DATASET EXTRACT
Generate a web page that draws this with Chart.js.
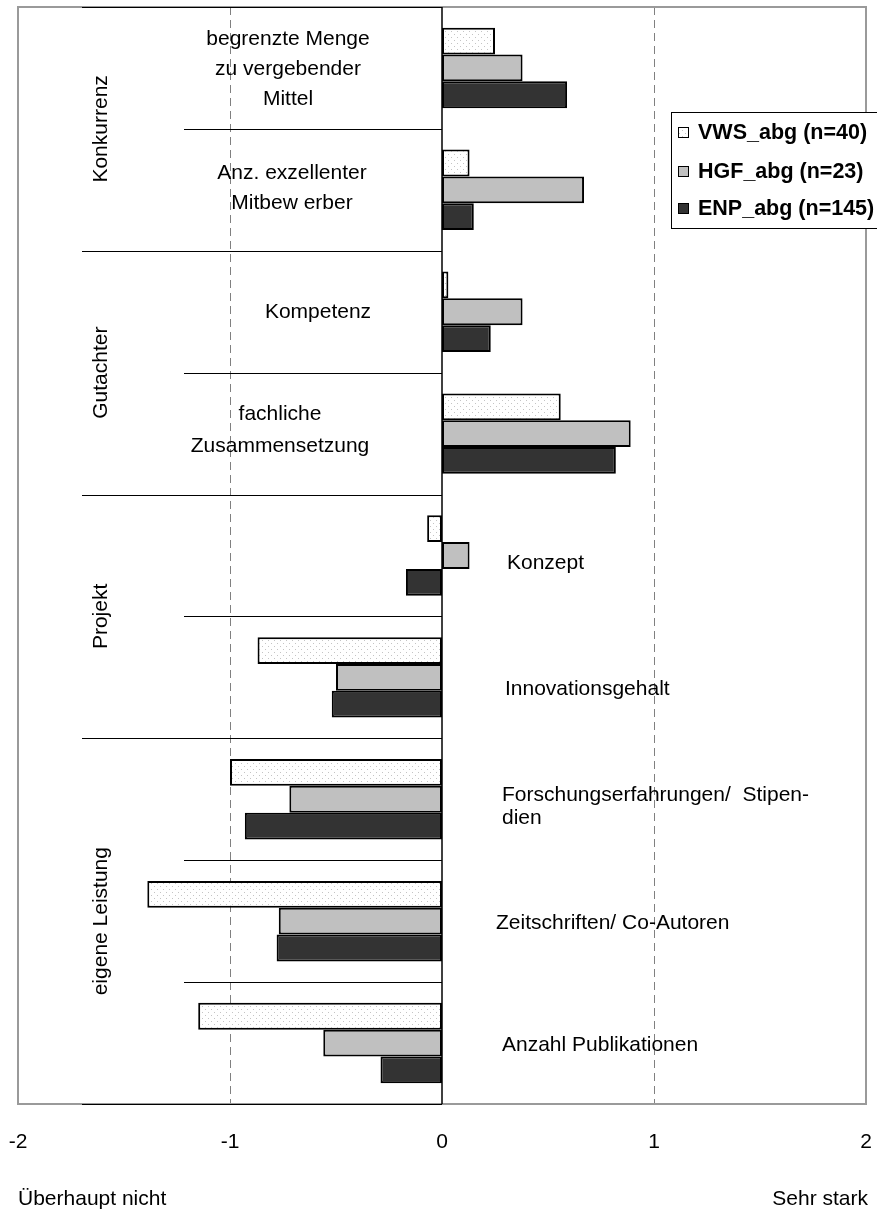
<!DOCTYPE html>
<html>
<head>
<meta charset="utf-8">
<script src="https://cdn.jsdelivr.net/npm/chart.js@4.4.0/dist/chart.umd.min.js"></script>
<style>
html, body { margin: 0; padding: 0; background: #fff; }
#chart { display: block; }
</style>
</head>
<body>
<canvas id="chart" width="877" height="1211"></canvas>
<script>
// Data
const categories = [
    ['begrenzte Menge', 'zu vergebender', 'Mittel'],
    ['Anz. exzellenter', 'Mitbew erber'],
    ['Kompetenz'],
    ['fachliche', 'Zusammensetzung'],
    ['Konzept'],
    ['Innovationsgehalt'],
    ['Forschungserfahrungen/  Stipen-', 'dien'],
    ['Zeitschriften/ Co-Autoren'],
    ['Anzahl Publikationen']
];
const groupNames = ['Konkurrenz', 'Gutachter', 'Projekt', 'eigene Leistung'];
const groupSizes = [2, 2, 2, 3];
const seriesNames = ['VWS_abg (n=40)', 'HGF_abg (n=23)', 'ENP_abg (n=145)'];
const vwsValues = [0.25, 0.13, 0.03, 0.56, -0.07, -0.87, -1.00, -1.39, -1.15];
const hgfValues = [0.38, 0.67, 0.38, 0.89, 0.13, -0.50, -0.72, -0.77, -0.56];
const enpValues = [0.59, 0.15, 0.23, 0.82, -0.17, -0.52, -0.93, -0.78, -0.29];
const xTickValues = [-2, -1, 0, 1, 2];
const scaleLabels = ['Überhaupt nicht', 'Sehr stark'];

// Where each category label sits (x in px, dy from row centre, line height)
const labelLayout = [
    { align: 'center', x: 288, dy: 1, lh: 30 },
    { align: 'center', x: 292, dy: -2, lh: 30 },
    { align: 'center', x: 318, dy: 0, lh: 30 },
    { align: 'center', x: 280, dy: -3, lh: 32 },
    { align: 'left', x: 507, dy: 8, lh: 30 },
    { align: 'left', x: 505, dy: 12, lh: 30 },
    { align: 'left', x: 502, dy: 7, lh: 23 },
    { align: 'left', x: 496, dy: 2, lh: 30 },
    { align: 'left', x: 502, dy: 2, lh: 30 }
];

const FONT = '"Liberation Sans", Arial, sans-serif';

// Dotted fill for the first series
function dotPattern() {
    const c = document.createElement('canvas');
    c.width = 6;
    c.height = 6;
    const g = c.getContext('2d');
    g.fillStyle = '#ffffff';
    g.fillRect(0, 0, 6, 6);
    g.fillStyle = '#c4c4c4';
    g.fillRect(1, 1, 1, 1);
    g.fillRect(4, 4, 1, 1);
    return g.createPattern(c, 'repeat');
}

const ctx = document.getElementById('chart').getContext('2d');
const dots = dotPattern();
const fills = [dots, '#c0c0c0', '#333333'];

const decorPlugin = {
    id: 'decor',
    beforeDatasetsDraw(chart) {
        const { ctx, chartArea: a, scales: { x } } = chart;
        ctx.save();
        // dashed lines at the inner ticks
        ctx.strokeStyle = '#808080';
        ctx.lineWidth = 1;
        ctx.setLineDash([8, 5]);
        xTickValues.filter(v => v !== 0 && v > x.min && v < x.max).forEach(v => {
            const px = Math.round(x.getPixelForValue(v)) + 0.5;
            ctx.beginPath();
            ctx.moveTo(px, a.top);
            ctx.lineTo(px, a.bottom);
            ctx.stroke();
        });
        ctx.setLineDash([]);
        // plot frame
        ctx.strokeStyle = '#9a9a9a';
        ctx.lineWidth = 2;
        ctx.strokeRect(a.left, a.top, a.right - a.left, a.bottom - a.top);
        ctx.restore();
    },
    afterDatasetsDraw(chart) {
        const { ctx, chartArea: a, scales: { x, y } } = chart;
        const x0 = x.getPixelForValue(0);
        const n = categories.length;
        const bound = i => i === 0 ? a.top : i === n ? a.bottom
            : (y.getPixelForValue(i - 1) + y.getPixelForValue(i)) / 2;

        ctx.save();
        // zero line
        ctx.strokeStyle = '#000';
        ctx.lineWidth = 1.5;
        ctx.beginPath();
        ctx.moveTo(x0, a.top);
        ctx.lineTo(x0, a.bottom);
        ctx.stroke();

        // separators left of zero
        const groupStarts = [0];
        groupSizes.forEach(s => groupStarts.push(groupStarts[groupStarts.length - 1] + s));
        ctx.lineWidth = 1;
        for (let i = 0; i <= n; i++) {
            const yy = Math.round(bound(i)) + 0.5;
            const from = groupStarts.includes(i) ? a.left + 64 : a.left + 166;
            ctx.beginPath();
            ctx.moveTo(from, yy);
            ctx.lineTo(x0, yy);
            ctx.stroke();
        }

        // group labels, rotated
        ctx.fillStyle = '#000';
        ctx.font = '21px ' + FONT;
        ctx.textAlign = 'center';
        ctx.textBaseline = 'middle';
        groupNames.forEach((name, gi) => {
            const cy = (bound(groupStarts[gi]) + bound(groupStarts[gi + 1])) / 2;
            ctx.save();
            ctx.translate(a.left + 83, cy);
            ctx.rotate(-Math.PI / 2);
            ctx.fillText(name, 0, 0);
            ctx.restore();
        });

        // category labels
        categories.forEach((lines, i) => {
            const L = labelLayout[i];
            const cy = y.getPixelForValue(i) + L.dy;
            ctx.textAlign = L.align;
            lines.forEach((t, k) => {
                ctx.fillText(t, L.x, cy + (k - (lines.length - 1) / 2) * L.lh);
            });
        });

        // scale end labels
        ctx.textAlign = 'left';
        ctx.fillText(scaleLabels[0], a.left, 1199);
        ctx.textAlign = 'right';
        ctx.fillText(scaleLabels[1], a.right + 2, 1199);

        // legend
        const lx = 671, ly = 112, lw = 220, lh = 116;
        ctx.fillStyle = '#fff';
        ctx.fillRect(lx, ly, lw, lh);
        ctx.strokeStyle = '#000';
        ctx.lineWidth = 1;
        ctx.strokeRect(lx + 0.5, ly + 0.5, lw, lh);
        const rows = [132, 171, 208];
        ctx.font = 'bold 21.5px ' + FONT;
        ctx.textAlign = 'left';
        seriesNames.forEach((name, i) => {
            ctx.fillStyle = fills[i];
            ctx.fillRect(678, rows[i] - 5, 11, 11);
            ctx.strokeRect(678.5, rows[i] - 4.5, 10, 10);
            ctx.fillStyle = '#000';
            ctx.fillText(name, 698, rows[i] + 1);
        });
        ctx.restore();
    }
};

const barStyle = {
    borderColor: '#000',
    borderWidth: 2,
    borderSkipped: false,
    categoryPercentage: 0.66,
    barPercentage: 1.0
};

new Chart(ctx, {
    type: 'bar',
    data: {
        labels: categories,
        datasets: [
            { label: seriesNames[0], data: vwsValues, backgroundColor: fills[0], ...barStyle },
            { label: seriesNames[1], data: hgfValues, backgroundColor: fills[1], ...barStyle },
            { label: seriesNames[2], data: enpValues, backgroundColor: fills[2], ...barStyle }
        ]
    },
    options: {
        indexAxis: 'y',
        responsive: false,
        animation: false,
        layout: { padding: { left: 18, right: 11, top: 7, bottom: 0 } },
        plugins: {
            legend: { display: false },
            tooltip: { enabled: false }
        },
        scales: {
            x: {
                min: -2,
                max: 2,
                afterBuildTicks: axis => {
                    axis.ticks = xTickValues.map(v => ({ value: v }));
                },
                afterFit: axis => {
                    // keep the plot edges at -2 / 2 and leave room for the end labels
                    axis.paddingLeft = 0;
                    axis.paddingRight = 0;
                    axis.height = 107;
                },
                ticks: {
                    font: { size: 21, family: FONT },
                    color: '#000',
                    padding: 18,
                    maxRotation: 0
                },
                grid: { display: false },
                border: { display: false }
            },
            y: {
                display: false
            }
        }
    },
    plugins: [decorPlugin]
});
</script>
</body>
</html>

STATED EXERCISE
Make an exact copy of all the material, but keep the pictures out of it.

FINAL RESULT
Generate a web page that draws this with Chart.js.
<!DOCTYPE html>
<html>
<head>
<meta charset="utf-8">
<script src="https://cdn.jsdelivr.net/npm/chart.js@4.4.0/dist/chart.umd.min.js"></script>
<style>
html, body { margin: 0; padding: 0; background: #fff; }
#chart { display: block; }
</style>
</head>
<body>
<canvas id="chart" width="877" height="1211"></canvas>
<script>
// Data
const categories = [
    ['begrenzte Menge', 'zu vergebender', 'Mittel'],
    ['Anz. exzellenter', 'Mitbew erber'],
    ['Kompetenz'],
    ['fachliche', 'Zusammensetzung'],
    ['Konzept'],
    ['Innovationsgehalt'],
    ['Forschungserfahrungen/  Stipen-', 'dien'],
    ['Zeitschriften/ Co-Autoren'],
    ['Anzahl Publikationen']
];
const groupNames = ['Konkurrenz', 'Gutachter', 'Projekt', 'eigene Leistung'];
const groupSizes = [2, 2, 2, 3];
const seriesNames = ['VWS_abg (n=40)', 'HGF_abg (n=23)', 'ENP_abg (n=145)'];
const vwsValues = [0.25, 0.13, 0.03, 0.56, -0.07, -0.87, -1.00, -1.39, -1.15];
const hgfValues = [0.38, 0.67, 0.38, 0.89, 0.13, -0.50, -0.72, -0.77, -0.56];
const enpValues = [0.59, 0.15, 0.23, 0.82, -0.17, -0.52, -0.93, -0.78, -0.29];
const xTickValues = [-2, -1, 0, 1, 2];
const scaleLabels = ['Überhaupt nicht', 'Sehr stark'];

// Where each category label sits (x in px, dy from row centre, line height)
const labelLayout = [
    { align: 'center', x: 288, dy: 1, lh: 30 },
    { align: 'center', x: 292, dy: -2, lh: 30 },
    { align: 'center', x: 318, dy: 0, lh: 30 },
    { align: 'center', x: 280, dy: -3, lh: 32 },
    { align: 'left', x: 507, dy: 8, lh: 30 },
    { align: 'left', x: 505, dy: 12, lh: 30 },
    { align: 'left', x: 502, dy: 7, lh: 23 },
    { align: 'left', x: 496, dy: 2, lh: 30 },
    { align: 'left', x: 502, dy: 2, lh: 30 }
];

const FONT = '"Liberation Sans", Arial, sans-serif';

// Dotted fill for the first series
function dotPattern() {
    const c = document.createElement('canvas');
    c.width = 6;
    c.height = 6;
    const g = c.getContext('2d');
    g.fillStyle = '#ffffff';
    g.fillRect(0, 0, 6, 6);
    g.fillStyle = '#c4c4c4';
    g.fillRect(1, 1, 1, 1);
    g.fillRect(4, 4, 1, 1);
    return g.createPattern(c, 'repeat');
}

const ctx = document.getElementById('chart').getContext('2d');
const dots = dotPattern();
const fills = [dots, '#c0c0c0', '#333333'];

const decorPlugin = {
    id: 'decor',
    beforeDatasetsDraw(chart) {
        const { ctx, chartArea: a, scales: { x } } = chart;
        ctx.save();
        // dashed lines at the inner ticks
        ctx.strokeStyle = '#808080';
        ctx.lineWidth = 1;
        ctx.setLineDash([8, 5]);
        xTickValues.filter(v => v !== 0 && v > x.min && v < x.max).forEach(v => {
            const px = Math.round(x.getPixelForValue(v)) + 0.5;
            ctx.beginPath();
            ctx.moveTo(px, a.top);
            ctx.lineTo(px, a.bottom);
            ctx.stroke();
        });
        ctx.setLineDash([]);
        // plot frame
        ctx.strokeStyle = '#9a9a9a';
        ctx.lineWidth = 2;
        ctx.strokeRect(a.left, a.top, a.right - a.left, a.bottom - a.top);
        ctx.restore();
    },
    afterDatasetsDraw(chart) {
        const { ctx, chartArea: a, scales: { x, y } } = chart;
        const x0 = x.getPixelForValue(0);
        const n = categories.length;
        const bound = i => i === 0 ? a.top : i === n ? a.bottom
            : (y.getPixelForValue(i - 1) + y.getPixelForValue(i)) / 2;

        ctx.save();
        // zero line
        ctx.strokeStyle = '#000';
        ctx.lineWidth = 1.5;
        ctx.beginPath();
        ctx.moveTo(x0, a.top);
        ctx.lineTo(x0, a.bottom);
        ctx.stroke();

        // separators left of zero
        const groupStarts = [0];
        groupSizes.forEach(s => groupStarts.push(groupStarts[groupStarts.length - 1] + s));
        ctx.lineWidth = 1;
        for (let i = 0; i <= n; i++) {
            const yy = Math.round(bound(i)) + 0.5;
            const from = groupStarts.includes(i) ? a.left + 64 : a.left + 166;
            ctx.beginPath();
            ctx.moveTo(from, yy);
            ctx.lineTo(x0, yy);
            ctx.stroke();
        }

        // group labels, rotated
        ctx.fillStyle = '#000';
        ctx.font = '21px ' + FONT;
        ctx.textAlign = 'center';
        ctx.textBaseline = 'middle';
        groupNames.forEach((name, gi) => {
            const cy = (bound(groupStarts[gi]) + bound(groupStarts[gi + 1])) / 2;
            ctx.save();
            ctx.translate(a.left + 83, cy);
            ctx.rotate(-Math.PI / 2);
            ctx.fillText(name, 0, 0);
            ctx.restore();
        });

        // category labels
        categories.forEach((lines, i) => {
            const L = labelLayout[i];
            const cy = y.getPixelForValue(i) + L.dy;
            ctx.textAlign = L.align;
            lines.forEach((t, k) => {
                ctx.fillText(t, L.x, cy + (k - (lines.length - 1) / 2) * L.lh);
            });
        });

        // scale end labels
        ctx.textAlign = 'left';
        ctx.fillText(scaleLabels[0], a.left, 1199);
        ctx.textAlign = 'right';
        ctx.fillText(scaleLabels[1], a.right + 2, 1199);

        // legend
        const lx = 671, ly = 112, lw = 220, lh = 116;
        ctx.fillStyle = '#fff';
        ctx.fillRect(lx, ly, lw, lh);
        ctx.strokeStyle = '#000';
        ctx.lineWidth = 1;
        ctx.strokeRect(lx + 0.5, ly + 0.5, lw, lh);
        const rows = [132, 171, 208];
        ctx.font = 'bold 21.5px ' + FONT;
        ctx.textAlign = 'left';
        seriesNames.forEach((name, i) => {
            ctx.fillStyle = fills[i];
            ctx.fillRect(678, rows[i] - 5, 11, 11);
            ctx.strokeRect(678.5, rows[i] - 4.5, 10, 10);
            ctx.fillStyle = '#000';
            ctx.fillText(name, 698, rows[i] + 1);
        });
        ctx.restore();
    }
};

const barStyle = {
    borderColor: '#000',
    borderWidth: 2,
    borderSkipped: false,
    categoryPercentage: 0.66,
    barPercentage: 1.0
};

new Chart(ctx, {
    type: 'bar',
    data: {
        labels: categories,
        datasets: [
            { label: seriesNames[0], data: vwsValues, backgroundColor: fills[0], ...barStyle },
            { label: seriesNames[1], data: hgfValues, backgroundColor: fills[1], ...barStyle },
            { label: seriesNames[2], data: enpValues, backgroundColor: fills[2], ...barStyle }
        ]
    },
    options: {
        indexAxis: 'y',
        responsive: false,
        animation: false,
        layout: { padding: { left: 18, right: 11, top: 7, bottom: 0 } },
        plugins: {
            legend: { display: false },
            tooltip: { enabled: false }
        },
        scales: {
            x: {
                min: -2,
                max: 2,
                afterBuildTicks: axis => {
                    axis.ticks = xTickValues.map(v => ({ value: v }));
                },
                afterFit: axis => {
                    // keep the plot edges at -2 / 2 and leave room for the end labels
                    axis.paddingLeft = 0;
                    axis.paddingRight = 0;
                    axis.height = 107;
                },
                ticks: {
                    font: { size: 21, family: FONT },
                    color: '#000',
                    padding: 18,
                    maxRotation: 0
                },
                grid: { display: false },
                border: { display: false }
            },
            y: {
                display: false
            }
        }
    },
    plugins: [decorPlugin]
});
</script>
</body>
</html>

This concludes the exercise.